John Young's FIRE IN THE FIELD AND OTHER STORIES--Out June 15, 2021


In Praise of Fire in the Field and Other Stories


I really did enjoy, no, love John Young’s stories; they are quite magical and written with amazing clarity. Each story is filled with epiphanies large and small.  Poignant and elegiac, Young's writing is smooth and clear and deeply moving, with flashes of humor and deep empathy for lovingly created characters. These stories are worthy heirs to those of John Cheever and John Updike.

-- Daniel Brown, Editor, Aeqai


              John Young follows his fine first novel, When the Coin Is In the Air, with a book of stories of middle Americans faced with  decisions - moral, ethical, romantic, financial  - "while the coin is in the air."

-- Dan Wakefield, author of New York in the Fifties and How Do We Know When Its God?


          I said Let me read a few minutes of these stories before I start dinner. At midnight I was still crying, laughing, and fond of Young's ability to take me with him.

          I entered a furniture repair shop rife with lies, the innards of a rotting pumpkin, a chainsaw-accident scene, 12 acres of burning hay.

         At last, a father-son story that abandons schmaltz and tackles hilarity; bored-couple syndrome without melodrama; dialog so real I forgot I was in my living room.

        That's my old minister, I thought, my neighbor, my sister-in-law, ME! Young focuses his people-reading and peers right through me, directing his spotlight onto my pride, mistakes and miseries.
Unique turns of phrase such as "slowly cooking in the heat of anger. . . .." and "lifting a layer of snow like a sheet on a clothesline" add as much impact as his uncanny understanding of who we are. 
           -- Connie Shakalis, Columnist, The Bloomington Herald-Times
          There's so much to like in this "album." The stories are well plotted and engrossing, the characters interesting, and the writing stunning.  Young has unusual skill with language, an ear for voices, and a way with images.  I like the shifts in perspective, the way protagonists struggle with the ethical implications of their actions, the themes of competition and sexual jealousy, and the way some seem satisfied with their positions in life  (like the joy of being a mailman) while their partners are restless, wanting something they think has a higher status.  Keeping the tone of the whole, each story provides a surprising shift in the nature of the dilemmas it addresses. My current favorite, the closing story, "In a Delicate Condition," is simultaneously heartbreaking and heartwarming. 

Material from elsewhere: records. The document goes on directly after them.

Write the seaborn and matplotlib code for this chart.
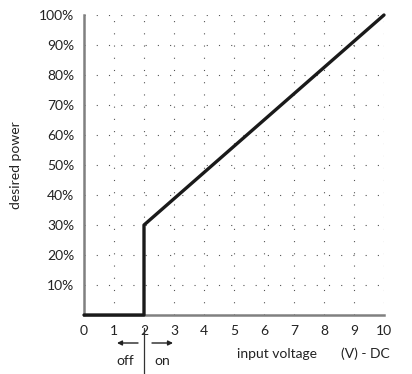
import matplotlib
matplotlib.use("Agg")
import matplotlib.pyplot as plt
import seaborn as sns
import pandas as pd

# curve: off below 2 V, jumps to 30 %, then linear up to 100 % at 10 V
voltage = [0, 2, 2, 10]
power = [0, 0, 30, 100]
x_ticks = [0, 1, 2, 3, 4, 5, 6, 7, 8, 9, 10]
y_ticks = [10, 20, 30, 40, 50, 60, 70, 80, 90, 100]
y_labels = [f"{v}%" for v in y_ticks]

sns.set_style("white")
plt.rcParams['font.family'] = ['Lato', 'DejaVu Sans']

df = pd.DataFrame({'voltage': voltage, 'power': power})

fig = plt.figure(figsize=(4.12, 3.74), dpi=100)
ax = fig.add_axes([84 / 412, 59 / 374, 300 / 412, 300 / 374])

# estimator=None so the two points at 2 V are kept (vertical step)
sns.lineplot(data=df, x='voltage', y='power', sort=False, estimator=None,
             color='#1a1a1a', linewidth=2.4, ax=ax, zorder=5, clip_on=False)

ax.set_xlim(0, 10)
ax.set_ylim(0, 100)
ax.set_xticks(x_ticks)
ax.set_yticks([0] + y_ticks)
ax.set_yticklabels([''] + y_labels)

# dotted grid
for v in x_ticks[1:]:
    ax.axvline(v, color='#555555', linestyle=(0, (1, 10)), linewidth=0.8, zorder=1)
for v in y_ticks:
    ax.axhline(v, color='#555555', linestyle=(0, (1, 10)), linewidth=0.8, zorder=1)

for s in ['top', 'right']:
    ax.spines[s].set_visible(False)
for s in ['left', 'bottom']:
    ax.spines[s].set_color('#808080')
    ax.spines[s].set_linewidth(1.8)

ax.tick_params(axis='both', direction='out', length=5, width=1.2, color='#808080',
               labelsize=10, labelcolor='#222222', pad=2)
ax.set_xlabel('')
ax.set_ylabel('desired power', fontsize=10, color='#222222', labelpad=12)

# annotations below the axis
fig.text(277 / 412, 1 - 354 / 374, 'input voltage', ha='center', va='center',
         fontsize=10, color='#222222')
fig.text(365 / 412, 1 - 354 / 374, '(V) - DC', ha='center', va='center',
         fontsize=10, color='#222222')
fig.text(125 / 412, 1 - 361 / 374, 'off', ha='center', va='center',
         fontsize=10, color='#222222')
fig.text(162 / 412, 1 - 361 / 374, 'on', ha='center', va='center',
         fontsize=10, color='#222222')
fig.add_artist(plt.Line2D([144 / 412, 144 / 412], [1 - 328 / 374, 0],
                          color='#333333', linewidth=0.9))
ax.annotate('', xy=(117 / 412, 1 - 343 / 374), xytext=(138 / 412, 1 - 343 / 374),
            xycoords='figure fraction',
            arrowprops=dict(arrowstyle='-|>', color='#222222', lw=1.0,
                            mutation_scale=7, shrinkA=0, shrinkB=0))
ax.annotate('', xy=(173 / 412, 1 - 343 / 374), xytext=(152 / 412, 1 - 343 / 374),
            xycoords='figure fraction',
            arrowprops=dict(arrowstyle='-|>', color='#222222', lw=1.0,
                            mutation_scale=7, shrinkA=0, shrinkB=0))

fig.savefig('out.png', dpi=100)
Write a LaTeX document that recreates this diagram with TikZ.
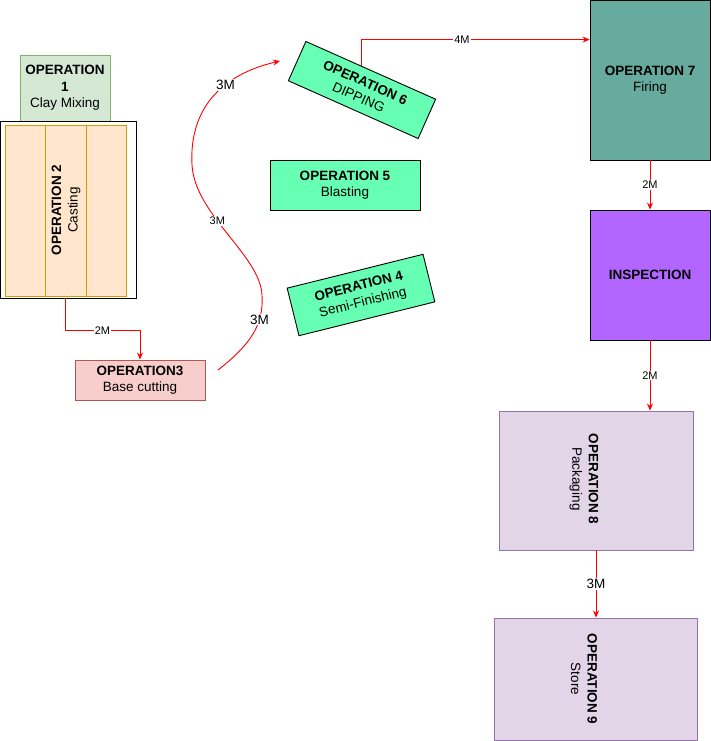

           --Joanna Marshall, Retired Professor of English Literature, University of Puerto Rico


As one story progresses to the next, Young’s deceptively simple voice evolves.  The innocent peculiarities become more complex, and the stories deepen shockingly — as if fate has caught us, and Young himself, in the best hopes of literature.   Fire in the Field and Other Stories is the real thing.

             --Frederick Dillen, author of the novels,  Hero, Fool, and Beauty


What sets these exquisitely crafted stories apart is John Young’s keen sense of place and his ability to make you feel you are there. Not just physical places, but states of mind too. And so you feel conflicted sitting with an anxious teenager talking with her mother. You are afraid alongside a boy chasing an angry father. You are bereft as you gaze upon the empty chair of the only friend who really understood you.  In these 16 superb stories, you won’t just read about such situations.  You’ll be immersed in them. You’ll be transported. 

           --Don Tassone, author of Francesca


Fire in the Field and Other Stories by John Young is an elegant, wry, wise, witty collection that deserves a place among the best work being produced today. These are quintessentially middle-American stories with richly textured characters struggling to navigate the complex, morally compromised world in which they live. Young is a writer who knows his craft and deserves the attention of a wide audience.  

             --Patricia Averbach,  author of Resurrecting Rain  


 A Gift from John Updike to a Young Writer  


When our author was young and living in Beverly, Massachusetts, he got to know John Updike. When the story which now comes first in this collection, “The Antique Deal,” was published in Yankee back in 1998, the famous writer sent this note--typed on a card, signed, with two possible pronunciations of "patina" doodled below the signature:

Congratulations; it’s a lovely story, full of fine furniture details. It made me think I should change professions, but I’ll have to learn how to pronounce ‘patina.’ Appearing in Yankee is a fine honor, even if some of the editing drew blood. It’s a bloody business, in a way.